_Data_
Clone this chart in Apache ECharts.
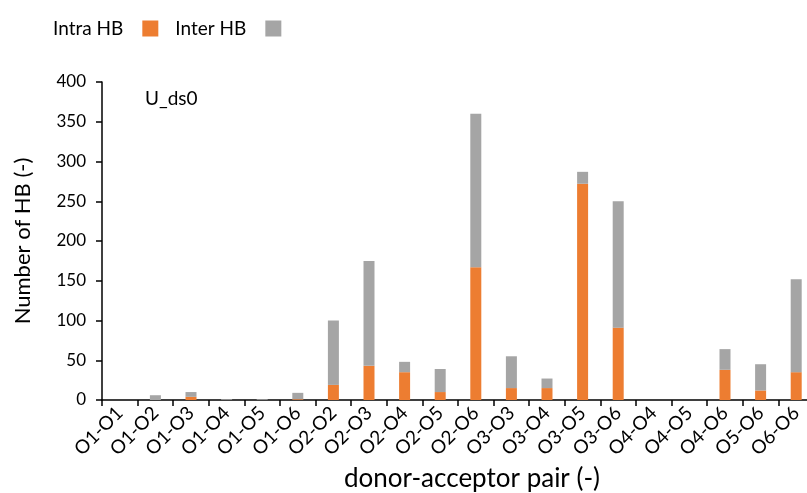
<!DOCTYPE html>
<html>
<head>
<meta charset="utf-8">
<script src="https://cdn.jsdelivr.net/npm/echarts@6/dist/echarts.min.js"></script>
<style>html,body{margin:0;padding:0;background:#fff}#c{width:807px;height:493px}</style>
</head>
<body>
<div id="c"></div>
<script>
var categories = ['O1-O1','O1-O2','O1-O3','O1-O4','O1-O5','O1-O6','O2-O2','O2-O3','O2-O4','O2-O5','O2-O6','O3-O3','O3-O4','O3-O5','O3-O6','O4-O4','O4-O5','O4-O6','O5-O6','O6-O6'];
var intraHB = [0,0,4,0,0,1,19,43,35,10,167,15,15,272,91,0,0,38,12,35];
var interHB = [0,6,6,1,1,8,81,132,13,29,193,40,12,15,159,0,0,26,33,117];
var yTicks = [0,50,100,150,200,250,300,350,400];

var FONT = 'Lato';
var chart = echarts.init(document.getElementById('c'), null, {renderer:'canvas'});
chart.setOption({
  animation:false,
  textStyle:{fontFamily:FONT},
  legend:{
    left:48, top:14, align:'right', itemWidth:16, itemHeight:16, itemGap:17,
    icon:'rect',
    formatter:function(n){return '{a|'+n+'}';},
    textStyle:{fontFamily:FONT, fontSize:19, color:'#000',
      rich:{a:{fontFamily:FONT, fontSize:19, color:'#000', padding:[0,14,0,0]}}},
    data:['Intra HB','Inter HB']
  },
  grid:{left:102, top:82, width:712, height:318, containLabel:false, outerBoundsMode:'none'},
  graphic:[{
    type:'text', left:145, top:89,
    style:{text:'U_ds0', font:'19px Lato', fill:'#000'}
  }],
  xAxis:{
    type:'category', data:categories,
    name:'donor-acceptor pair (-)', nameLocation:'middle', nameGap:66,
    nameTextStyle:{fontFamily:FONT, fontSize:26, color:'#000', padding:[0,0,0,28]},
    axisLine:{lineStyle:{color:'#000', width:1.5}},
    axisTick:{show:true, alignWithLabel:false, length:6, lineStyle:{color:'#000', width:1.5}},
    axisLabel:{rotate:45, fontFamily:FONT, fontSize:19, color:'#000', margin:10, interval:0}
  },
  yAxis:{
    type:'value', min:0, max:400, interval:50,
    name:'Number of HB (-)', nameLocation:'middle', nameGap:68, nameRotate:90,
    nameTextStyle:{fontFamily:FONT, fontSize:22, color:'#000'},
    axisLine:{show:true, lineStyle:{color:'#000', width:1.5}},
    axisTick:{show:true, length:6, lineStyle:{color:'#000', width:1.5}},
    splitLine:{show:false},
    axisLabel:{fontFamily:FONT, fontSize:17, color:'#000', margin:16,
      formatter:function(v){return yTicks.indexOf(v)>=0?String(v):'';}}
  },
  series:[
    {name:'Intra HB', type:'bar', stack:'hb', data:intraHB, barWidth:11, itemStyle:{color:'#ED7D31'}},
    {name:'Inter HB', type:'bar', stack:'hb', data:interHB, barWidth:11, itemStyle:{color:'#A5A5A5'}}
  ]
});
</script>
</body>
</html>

_What you need to do_
Repeat the lines of the listing above verbatim, beginning at its first line and ending at the line containing "var yTicks = [0,50,100,150,200,250,300,350,400];", which is included. Omit pictures.

_Result below_
Clone this chart in Apache ECharts.
<!DOCTYPE html>
<html>
<head>
<meta charset="utf-8">
<script src="https://cdn.jsdelivr.net/npm/echarts@6/dist/echarts.min.js"></script>
<style>html,body{margin:0;padding:0;background:#fff}#c{width:807px;height:493px}</style>
</head>
<body>
<div id="c"></div>
<script>
var categories = ['O1-O1','O1-O2','O1-O3','O1-O4','O1-O5','O1-O6','O2-O2','O2-O3','O2-O4','O2-O5','O2-O6','O3-O3','O3-O4','O3-O5','O3-O6','O4-O4','O4-O5','O4-O6','O5-O6','O6-O6'];
var intraHB = [0,0,4,0,0,1,19,43,35,10,167,15,15,272,91,0,0,38,12,35];
var interHB = [0,6,6,1,1,8,81,132,13,29,193,40,12,15,159,0,0,26,33,117];
var yTicks = [0,50,100,150,200,250,300,350,400];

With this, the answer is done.